Seventh Circuit Takes On ‘Making a Murderer’ Case

CHICAGO (CN) – The Seventh Circuit heard arguments Tuesday over whether Brendan Dassey of “Making a Murderer” fame was coerced into confessing to the rape and murder of a Wisconsin woman a decade ago.

Dassey was convicted in 2007 of helping his uncle, Steven Avery, in the grisly rape and murder of Teresa Halbach two years prior. Halbach’s bones were found charred in a burn pit near Avery’s home.

A recent documentary series called “Making a Murderer” released on Netflix’s streaming service strongly suggests the pair were wrongfully convicted so that rural Manitowoc County could avoid paying a large settlement following Avery’s exoneration for a different crime. Avery served 18 years in prison for a rape he never committed, and had filed a $36 million civil suit against the county.

At that time, Dassey was a 16-year-old with intellectual disabilities, and he was repeatedly questioned about the Halbach murder without an attorney or parent present.

The detectives repeatedly told Dassey that he would “be OK,” that they were “on his side,” “you don’t have to worry,” “we already know what happened,” and “honesty will set you free.”

Dassey, now 27 years old, was sentenced to life in prison with no possibility of parole until 2048.

U.S. Magistrate Judge William Duffin reversed Dassey’s conviction in August 2016, finding the interrogator’s “false promises” and suggestive interrogation techniques, combined with Dassey’s age, inexperience and intellectual disabilities, rendered his confession involuntary.

But state prosecutors swiftly appealed, and the Seventh Circuit granted the state’s motion to stay Dassey’s release.

On Tuesday, Wisconsin Deputy Solicitor General Luke Berg told the three-judge appellate panel, “Dassey chose to confess to release those terrible images that were haunting him.”

But Judge Illana Rovner immediately interrupted to ask Berg whether he believed a teen with a low IQ such as Dassey would understand the statement, “The truth will set you free,” as an idiom.

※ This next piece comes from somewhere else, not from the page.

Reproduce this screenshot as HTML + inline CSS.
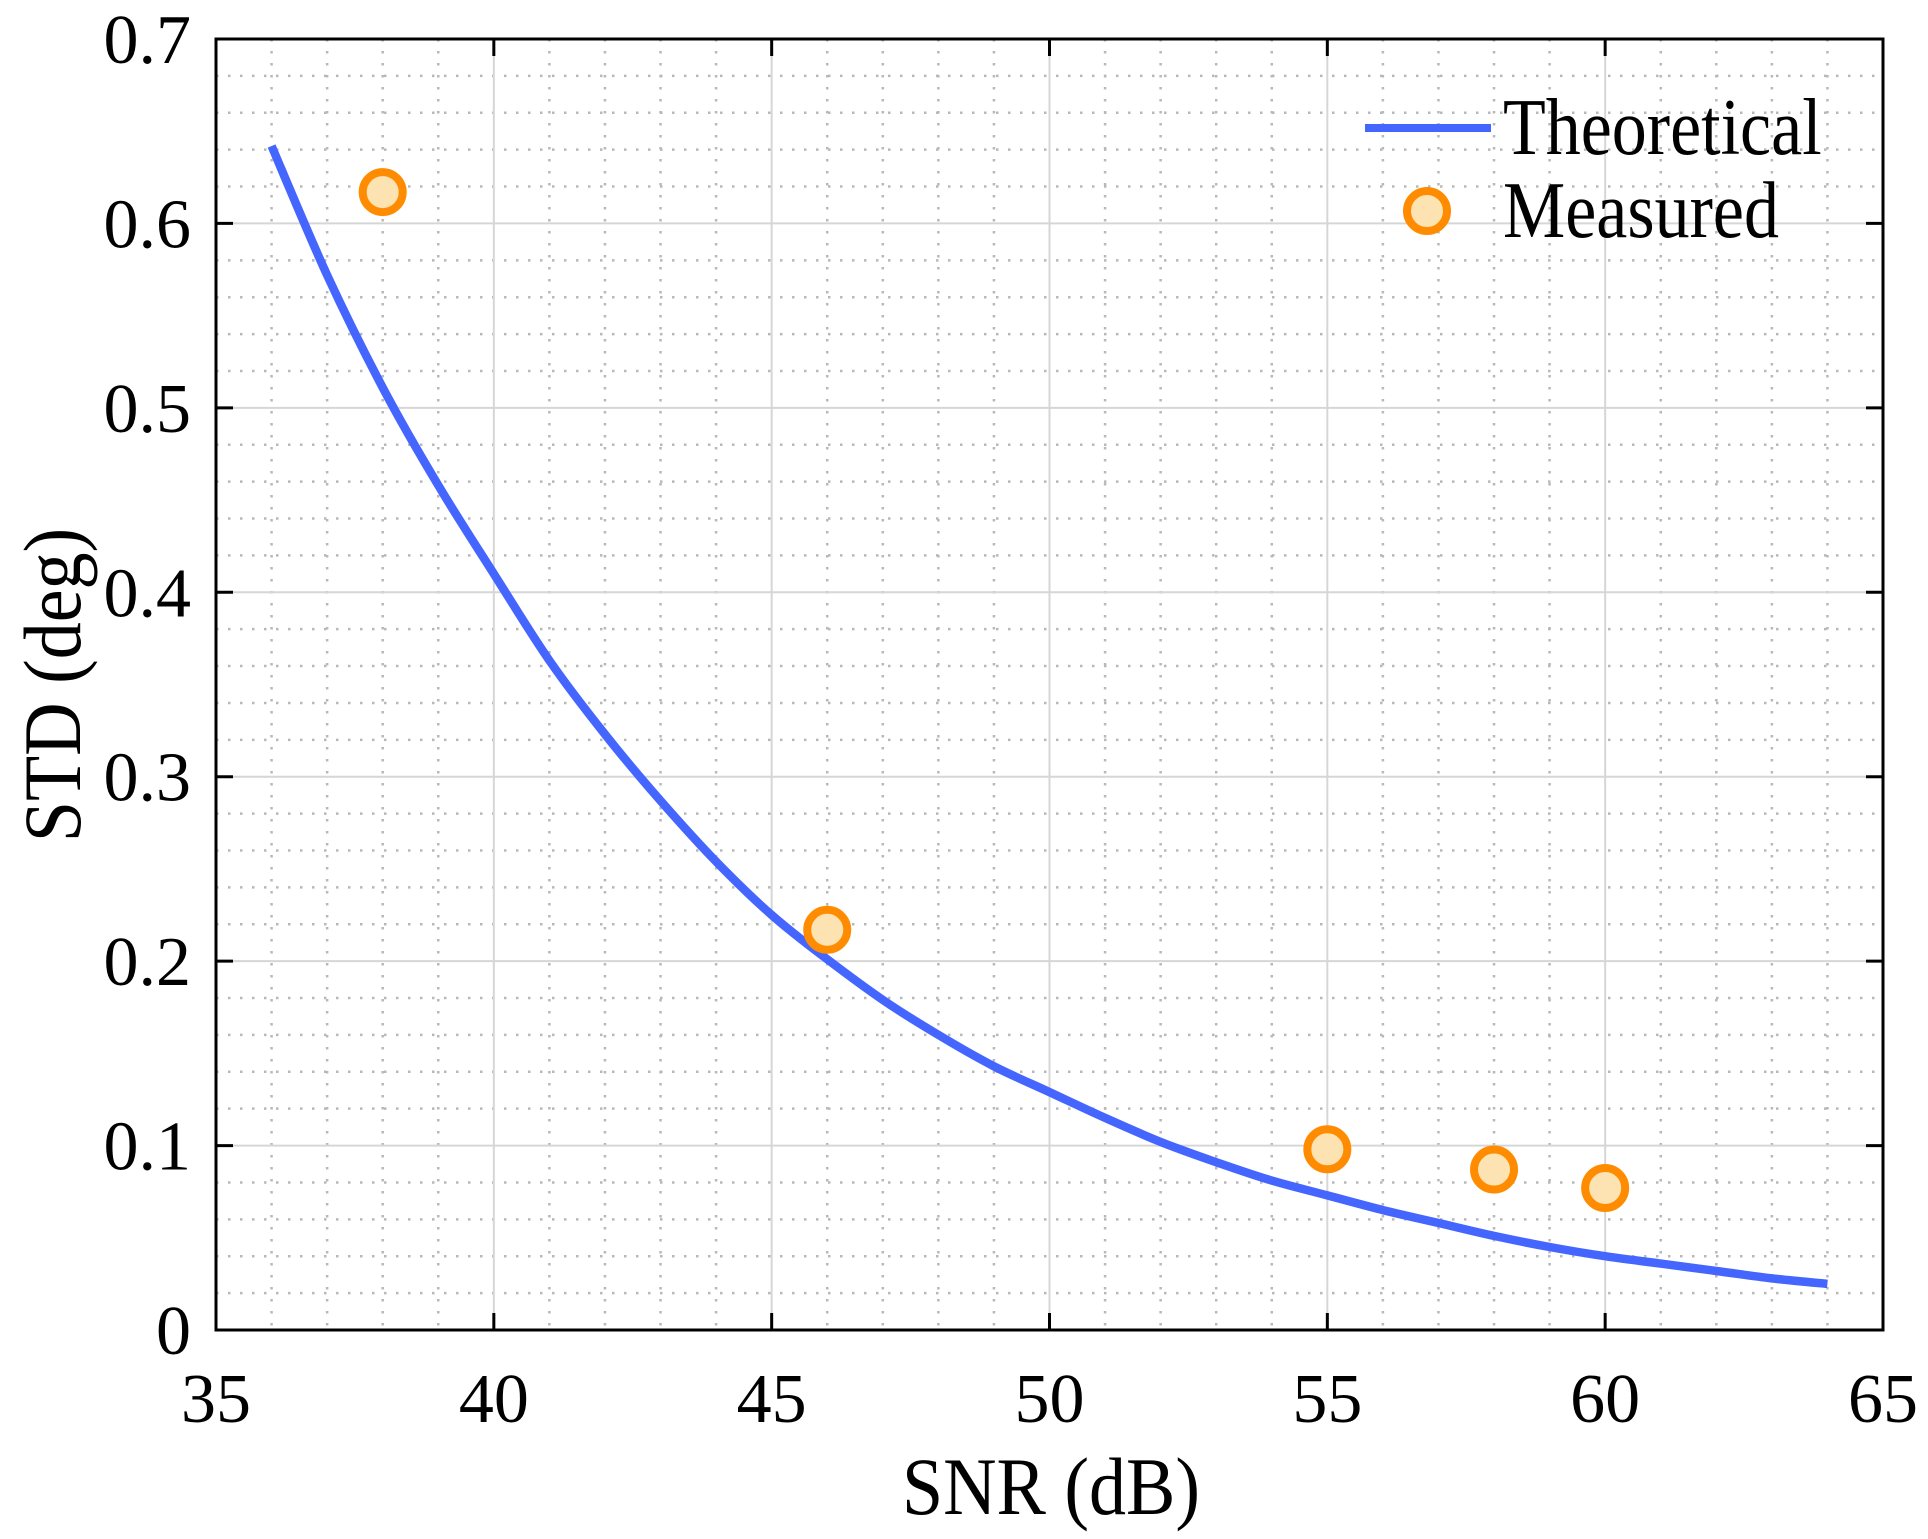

Dassey has an IQ of 73.

She also noted that one detective told Dassey during the interrogation, “I’m not a cop right now.”

“Isn’t that a blatant lie?” Rovner asked.

Berg said the detectives made those kinds of statements because, at the time, they believed Dassey was a witness, not a murder suspect, and wanted to encourage him to talk to them. Berg emphasized that the detectives never made any specific promises to Dassey to coerce him to tell them a story they wanted to hear.

The solicitor general also defended the detectives’ suggestive use of facts that only the murderer would know.

“It is an entirely appropriate interview tactic,” Berg said. “It is preferable for a suspect to come out with it on their own, but that’s not always possible.”

Dassey’s attorney Laura Nirider told the Seventh Circuit panel that the video of Dassey’s interrogation is now used by police trainers to show how not to interview a suspect.

She said the state court “never put itself in Dassey’s shoes” to consider what a teen with an IQ of 73 would have understood about the detectives’ vague promises.

“He believed he was going back to school,” she said, and he did not understand the consequences of what he was saying. The police officers’ promises to Dassey “are absolutely legally relevant,” Nirider said.

Judge David Hamilton seemed skeptical, saying that Dassey appears in the video to “come out with [the confession] voluntarily.” Hamilton said some aspects of Dassey’s confession were not suggested to him by the detectives.

“So it was either his memory or his imagination,” Hamilton said.

Nirider reminded the court that no physical evidence connects Dassey to the crimes, and nothing corroborates his claims to have shackled Halbach to the bed, raped her, and murdered her in the garage.

Forensic experts found no scratches on the headboard consistent with a woman forcibly chained and assaulted, and no evidence of blood in the bedroom or garage.

Berg confirmed under direct questioning by Judge Hamilton that no one can tell if Halbach was raped or how exactly she was killed because her remains were destroyed.

He closed by saying that no one could have coerced Dassey to remember certain details of his confession, such as Halbach pleading with him to stop while he raped her, and the awful smell while he burned her body.

The Seventh Circuit is expected to rule on the closely watched case within three months. Judge Ann Williams rounded out the panel.